The risk of hydrogen embrittlement (HE) is currently one important factor impeding the use of medium Mn steels. However, knowledge about HE in these materials is sparse. Their multiphase
microstructure with highly variable phase conditions (e.g. fraction, percolation and dislocation density) and the feature
of deformation-driven phase transformation render systematic studies of HE mechanisms challenging.
Why is the investigation of hydrogen embrittlement in medium Mn steels so challenging?
The HE behavior in medium Mn steels is complex, due to 3 main reasons:
(1) High Mechanical Contrast in medium Mn steels
The high contrast between ferrite and austenite in terms of H diffusivity and solubility makes the H migration and trapping behavior in such steels more complicated than in materials
consisting of a single phase or multiple phases
with similar crystal structures (e.g. ferrite-martensite dual phase steels).
(2) Austenite-ferrite interfaces in medium Mn steels
The austenite-ferrite interfaces are known as strong trapping sites for H. The density and spatial arrangement of such planar defects thus affect H trapping and migration.
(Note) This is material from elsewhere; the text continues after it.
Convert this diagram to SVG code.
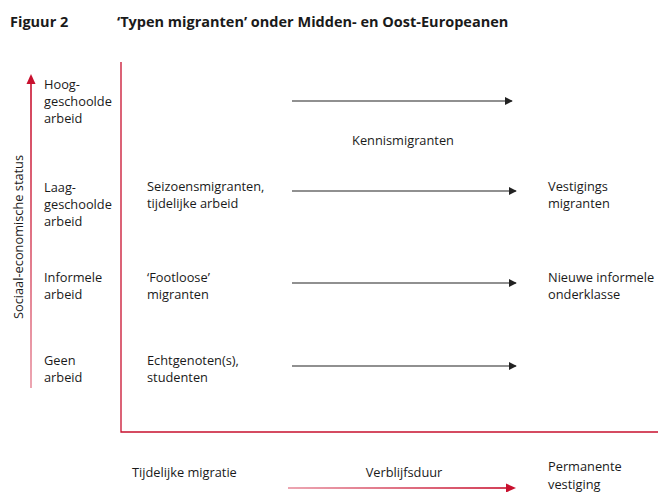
<svg xmlns="http://www.w3.org/2000/svg" width="658" height="492" viewBox="0 0 658 492">
  <style>
    text { font-family: "Open Sans", "Noto Sans", "Liberation Sans", sans-serif; font-size: 12.8px; fill: #1a1a1a; }
    .title { font-weight: bold; font-size: 14.5px; }
    .frame { stroke: #c8102e; stroke-width: 1.3; fill: none; }
    .flow { stroke: #222; stroke-width: 1.2; fill: none; marker-end: url(#blackHead); }
  </style>
  <defs>
    <marker id="blackHead" viewBox="0 0 10 10" refX="9" refY="5" markerWidth="8" markerHeight="8" markerUnits="userSpaceOnUse" orient="auto">
      <path d="M0,0 L10,5 L0,10 z" fill="#222"/>
    </marker>
    <linearGradient id="upGrad" x1="0" y1="1" x2="0" y2="0">
      <stop offset="0" stop-color="#e8909f"/>
      <stop offset="1" stop-color="#c8102e"/>
    </linearGradient>
    <linearGradient id="rightGrad" x1="0" y1="0" x2="1" y2="0">
      <stop offset="0" stop-color="#e8909f"/>
      <stop offset="1" stop-color="#c8102e"/>
    </linearGradient>
  </defs>

  <!-- heading -->
  <g id="heading">
    <text class="title" x="10" y="27">Figuur 2</text>
    <text class="title" x="117" y="27">‘Typen migranten’ onder Midden- en Oost-Europeanen</text>
  </g>

  <!-- status axis -->
  <g id="status-axis">
    <rect x="30.2" y="82" width="1.6" height="306" fill="url(#upGrad)"/>
    <path d="M26.5,84 L31,74 L35.5,84 z" fill="#c8102e"/>
    <text x="0" y="0" transform="translate(23,237) rotate(-90)" text-anchor="middle">Sociaal-economische status</text>
  </g>

  <!-- frame -->
  <g id="frame">
    <path class="frame" d="M121,62 V432 H658"/>
  </g>

  <!-- row labels -->
  <g id="row-hoog">
    <text x="44" y="89">Hoog-</text>
    <text x="44" y="106">geschoolde</text>
    <text x="44" y="123">arbeid</text>
  </g>
  <g id="row-laag">
    <text x="44" y="192">Laag-</text>
    <text x="44" y="209">geschoolde</text>
    <text x="44" y="226">arbeid</text>
  </g>
  <g id="row-informeel">
    <text x="44" y="282">Informele</text>
    <text x="44" y="299">arbeid</text>
  </g>
  <g id="row-geen">
    <text x="44" y="365">Geen</text>
    <text x="44" y="382">arbeid</text>
  </g>

  <!-- migrant types -->
  <g id="seizoen">
    <text x="147" y="191">Seizoensmigranten,</text>
    <text x="147" y="208">tijdelijke arbeid</text>
  </g>
  <g id="footloose">
    <text x="147" y="282">‘Footloose’</text>
    <text x="147" y="299">migranten</text>
  </g>
  <g id="echtgenoten">
    <text x="147" y="365">Echtgenoten(s),</text>
    <text x="147" y="382">studenten</text>
  </g>
  <g id="kennis">
    <text x="403" y="145" text-anchor="middle">Kennismigranten</text>
  </g>
  <g id="vestiging">
    <text x="548" y="191">Vestigings</text>
    <text x="548" y="208">migranten</text>
  </g>
  <g id="onderklasse">
    <text x="548" y="282">Nieuwe informele</text>
    <text x="548" y="299">onderklasse</text>
  </g>

  <!-- connectors -->
  <g id="connectors">
    <line class="flow" x1="292" y1="101" x2="512" y2="101"/>
    <line class="flow" x1="292" y1="191" x2="516" y2="191"/>
    <line class="flow" x1="292" y1="283" x2="516" y2="283"/>
    <line class="flow" x1="292" y1="366" x2="516" y2="366"/>
  </g>

  <!-- duration axis -->
  <g id="duration-axis">
    <text x="132" y="477">Tijdelijke migratie</text>
    <text x="404" y="477" text-anchor="middle">Verblijfsduur</text>
    <rect x="288" y="487.2" width="220" height="1.6" fill="url(#rightGrad)"/>
    <path d="M506,483.5 L516,488 L506,492.5 z" fill="#c8102e"/>
    <text x="548" y="471">Permanente</text>
    <text x="548" y="489">vestiging</text>
  </g>
</svg>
(3) Austenite-to-martensite transformation in medium Mn steels
The austenite-to-martensite transformation occurring during deformation resets the local structure and micromechanical state in terms of strain/stress partitioning and localization, as well as the local thermodynamic driving forces for H migration.
These three factors imply that the change of phase conditions (e.g. fraction, percolation, mechanical stability) in such steels might signiﬁcantly affect the H trapping and migration and thus also the resulting HE susceptibility.
Which types of mechanisms may occur during the hydrogen embrittlement of medium Mn steels?
the prevalent HE micromechanisms in medium Mn steels are:
(1) Hydrogen-enhanced decohesion (HEDE)
(2) Hydrogen-enhanced local plasticity (HELP)
(3) Adsorption-induced dislocation emission (AIDE).
The former two mechanisms refer to the inﬂuence of internal H atoms in the bulk, whereas the AIDE model is based on H adsorption at the crack surface. Therefore, for obtaining a better
understanding of the HE mechanisms in
medium Mn steels, a more comprehensive investigation covering a more systematic range of phase conditions is required.